На Кавказском фронте Первой мировой. Воспоминания капитана 155-го пехотного Кубинского полка.1914–1917 - стр. 88
К вечеру 15 декабря силы Сарыкамышского отряда вместе с прибывшей пластунской бригадой и артиллерийским дивизионом, а также с подходящим 154-м Дербентским полком увеличились более чем в два раза. Кроме того, на самый левый фланг к Чемурлы-Дагу подходил Туркестанский стрелковый полк.[88] Общая численность наших войск к рассвету 16 декабря составляла 21 батальон.
Это был тот максимум сил, который могла выделить к Сарыкамышу наша ставка.
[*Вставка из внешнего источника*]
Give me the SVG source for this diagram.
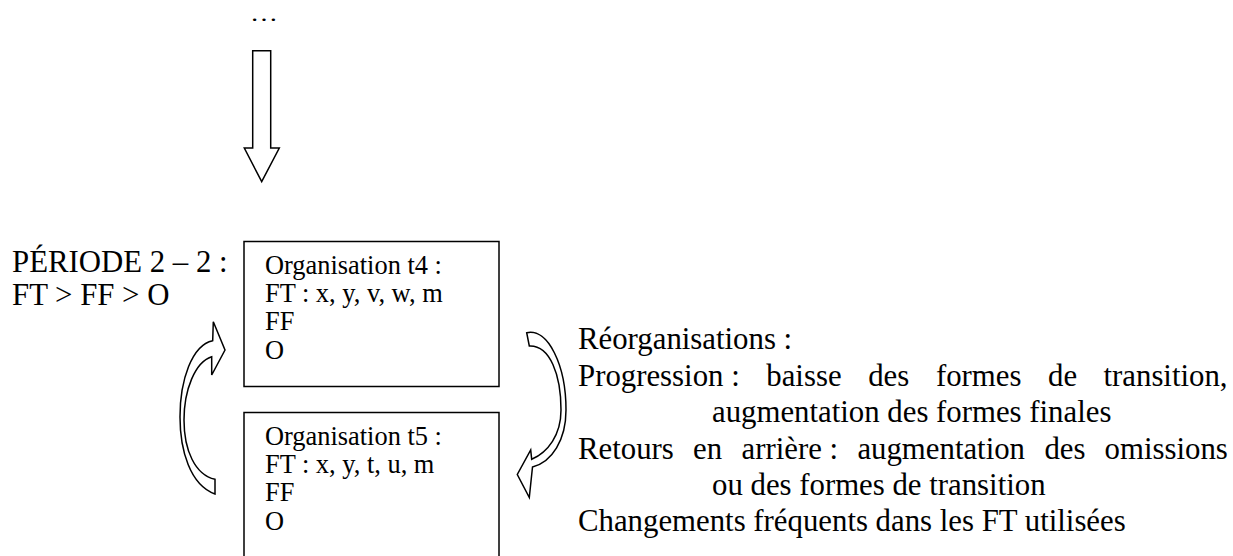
<svg xmlns="http://www.w3.org/2000/svg" width="1233" height="556" viewBox="0 0 1233 556">
<style>
  text { font-family: "Liberation Serif", "Times New Roman", serif; fill: #000; }
  .big { font-size: 30.8px; }
  .box { font-size: 26.4px; }
  .shape { fill: #fff; stroke: #000; stroke-width: 1.5; stroke-linejoin: miter; }
</style>
<rect width="1233" height="556" fill="#fff"/>

<g id="ellipsis">
  <text x="250" y="20.5" font-size="22" textLength="28" lengthAdjust="spacingAndGlyphs">…</text>
</g>

<g id="periode">
  <text class="big" x="12" y="272">PÉRIODE 2 – 2 :</text>
  <text class="big" x="12" y="305">FT &gt; FF &gt; O</text>
</g>

<g id="org-t4">
  <rect class="shape" x="244" y="241.5" width="255" height="145"/>
  <text class="box" x="265" y="273.5">Organisation t4 :</text>
  <text class="box" x="265" y="302">FT : x, y, v, w, m</text>
  <text class="box" x="265" y="330">FF</text>
  <text class="box" x="265" y="358.5">O</text>
</g>

<g id="org-t5">
  <rect class="shape" x="244" y="412.5" width="255" height="160"/>
  <text class="box" x="265" y="444.5">Organisation t5 :</text>
  <text class="box" x="265" y="473">FT : x, y, t, u, m</text>
  <text class="box" x="265" y="501">FF</text>
  <text class="box" x="265" y="529.5">O</text>
</g>

<g id="reorganisations">
  <text class="big" x="578" y="349">Réorganisations :</text>
  <text class="big" y="386"><tspan x="578">Progression :</tspan><tspan x="766.3">baisse</tspan><tspan x="868.2">des</tspan><tspan x="935.9">formes</tspan><tspan x="1048">de</tspan><tspan x="1103.5">transition,</tspan></text>
  <text class="big" x="712" y="422">augmentation des formes finales</text>
  <text class="big" y="459"><tspan x="578">Retours</tspan><tspan x="693.1">en</tspan><tspan x="741.5">arrière :</tspan><tspan x="857.4">augmentation</tspan><tspan x="1044.4">des</tspan><tspan x="1104.6">omissions</tspan></text>
  <text class="big" x="712" y="495">ou des formes de transition</text>
  <text class="big" x="578" y="531">Changements fréquents dans les FT utilisées</text>
</g>

<g id="connectors">
  <polygon class="shape" points="252.7,50.7 270.7,50.7 270.7,148 279.3,148 261.7,181.7 244.3,148 252.7,148"/>
  <path class="shape" d="M215,494 C190,485 180,450 180,417 C180,380 192,345 212.7,340.7 L213.3,321.7 L225,350 L211.7,375 L211.7,356.7 C195,362 184,390 184,420 C184,450 195,475 215,479.3 Z"/>
  <path class="shape" d="M526.7,332.7 C548,328 566,365 566,410 C566,440 552,462 532.5,467 L529.3,497.5 L517.3,474.5 L530.7,450 L531.7,459.3 C548,452 561,435 561,410 C561,375 550,345 529.3,346 Z"/>
</g>
</svg>
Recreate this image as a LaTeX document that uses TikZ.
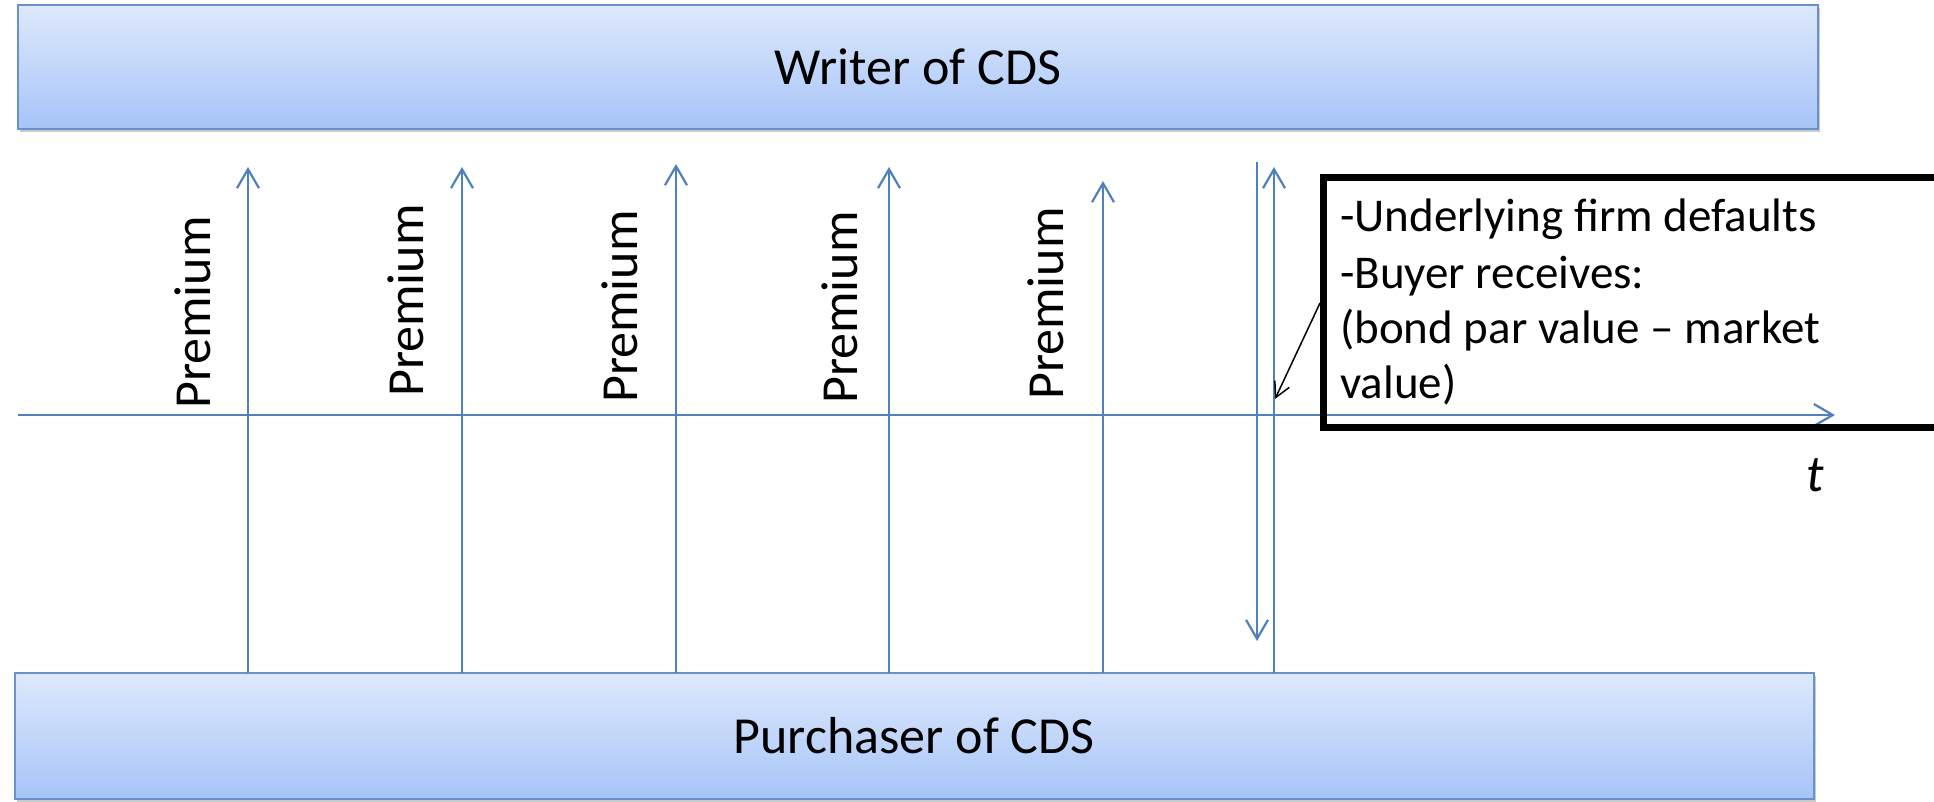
\documentclass[tikz,border=0pt]{standalone}
\usepackage{fontspec}
\setmainfont{Carlito}
\usetikzlibrary{arrows.meta,shadows}
\definecolor{lineblue}{RGB}{79,129,189}
\definecolor{boxtop}{RGB}{222,233,252}
\definecolor{boxbot}{RGB}{166,196,248}
\definecolor{boxedge}{RGB}{104,145,205}
\tikzset{
  cdsbox/.style={draw=boxedge, line width=2.5pt, top color=boxtop, bottom color=boxbot,
    drop shadow={shadow xshift=2pt, shadow yshift=-3pt, opacity=0.35, fill=black!60},
    font=\fontsize{52}{62}\selectfont},
  flow/.style={draw=lineblue, line width=2.2pt, -{Straight Barb[length=19pt,width=22pt,line width=2.2pt]}},
  premlabel/.style={rotate=90, anchor=base west, inner sep=0pt, font=\fontsize{52}{62}\selectfont},
  callout/.style={draw=black, line width=7pt, anchor=north west, inner sep=0pt, minimum width=700pt, minimum height=250pt},
  calltext/.style={anchor=base west, inner sep=0pt, font=\fontsize{47}{57}\selectfont},
}
\begin{document}
\begin{tikzpicture}[x=1pt,y=-1pt]
\useasboundingbox (0,0) rectangle (1934,801);
\clip (0,0) rectangle (1934,801);
% boxes
\path[cdsbox] (18,5) rectangle (1818,129);
\node (writer) at (918,67) [font=\fontsize{52}{62}\selectfont, inner sep=0pt] {Writer of CDS};
\path[cdsbox] (15,673) rectangle (1814,799);
\node (purchaser) at (914,736) [font=\fontsize{52}{62}\selectfont, inner sep=0pt] {Purchaser of CDS};
% timeline
\coordinate (tl0) at (18,415);
\coordinate (tl1) at (1835,415);
\draw[flow] (tl0) -- (tl1);
\node (t) at (1815,491) [anchor=base, inner sep=0pt, font=\fontsize{52}{62}\selectfont\itshape] {t};
% premium arrows
\foreach \i/\x/\tip in {1/248/167, 2/462/167, 3/676/164, 4/889/167, 5/1103/181}{
  \coordinate (pb\i) at (\x,673);
  \coordinate (pt\i) at (\x,\tip);
  \draw[flow] (pb\i) -- (pt\i);
}
\node[premlabel] (p1) at (210,409) {Premium};
\node[premlabel] (p2) at (423,397) {Premium};
\node[premlabel] (p3) at (637,403) {Premium};
\node[premlabel] (p4) at (857,404) {Premium};
\node[premlabel] (p5) at (1063,400) {Premium};
% default payment arrows
\coordinate (d0) at (1257,162);
\coordinate (d1) at (1257,641);
\draw[flow] (d0) -- (d1);
\coordinate (u0) at (1274,673);
\coordinate (u1) at (1274,167);
\draw[flow] (u0) -- (u1);
% callout
\node[callout] (box) at (1320,174) {};
\node[calltext] (l1) at (1340,231) {-Underlying firm defaults};
\node[calltext] (l2) at (1340,288) {-Buyer receives:};
\node[calltext] (l3) at (1340,343) {(bond par value -- market};
\node[calltext] (l4) at (1340,398) {value)};
\coordinate (ctip) at (1275,399);
\draw[black, line width=1.5pt, -{Straight Barb[length=15pt,width=16pt,line width=1.5pt]}] (box.west |- 0,303) -- (ctip);
\end{tikzpicture}
\end{document}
Больше она не могла дать ни одного батальона без явного ущерба обстановке на фронте, где противник еще со вчерашнего дня перешел в решительное наступление.
Общее командование всеми войсками у Сарыкамыша принял начальник пластунской бригады генерал Пржевальский. Он с вечера приказал совершить перегруппировку войск, причем на правый фланг восточнее Елизаветпольских казарм, фронтом на Али-Софи были поставлены снятые из-под Верхнего Сарыкамыша кабардинцы и две роты кубинцев (13-я и 14-я роты). Артиллерийская гора и участок у железнодорожного моста были дополнены батальоном пластунов. На вокзальном участке оставались туркестанцы, команда разведчиков Кубинского полка, часть сотен Запорожского полка, и, наконец, на левом фланге против Вороньего гнезда и Верхнего Сарыкамыша сосредоточились три батальона кубинцев, батальон пластунов и, кажется, одна оставшаяся рота кабардинцев. В резерве в самом Сарыкамыше оставалось два батальона пластунов.
Силы противника вместе с подошедшими двумя дивизиями (30-я и 31-я) 10-го корпуса насчитывались в 45 батальонов при значительном перевесе в артиллерии с их стороны.
Таким образом, с увеличением к 16 декабря с нашей стороны сил у Сарыкамыша увеличивались и силы противника, и общая его численность превосходила нашу более чем в два раза. Во всяком случае, с обеих сторон было поставлено на карту все, что было возможным. И если Сарыкамыш ко дню 16 декабря не напоминал собой больного, находящегося на волосок от смерти, то все же его положение, вследствие громадного превосходства сил противника и крайне невыгодных стратегических и тактических условий, считалось весьма и весьма опасным как для самого отряда, так и для всей армии.
Близился рассвет, когда я обходил чуть ли не в четвертый раз за ночь свои и от роты наблюдательные посты у Кубинского лагеря. У меня несколько раз еще с вечера возникала одна и та же мысль, что была за причина у командующего полком задержать у Кубинского лагеря кроме двух наших рот (15-я и 16-я) еще и меня с четырьмя пулеметами. Если этого рода распоряжение исходило от кого-нибудь свыше, то мне, конечно, трудно было рассуждать о его целесообразности. Если же оно являлось единоличным решением самого командующего полком, то оно едва ли имело под собой какое-либо основание. Что за смысл было держать две роты с четырьмя пулеметами где-то в лесу, когда весь полк был на позиции? Кроме того, где же было видано, чтобы, когда весь полк находится в действии, командир полка оставался где-то в стороне, сознательно принуждая себя к бездействию? Назвать эти две роты и мои пулеметы полковым резервом командующий полком никак не мог, так как полк (3,5 батальона) уже вышел из его подчинения. Наконец, отдавая батальон за батальоном в подчинение другим начальникам, полковник Попов должен был, хотя бы на должности подчиненного, быть там, где сосредоточены были три батальона его полка.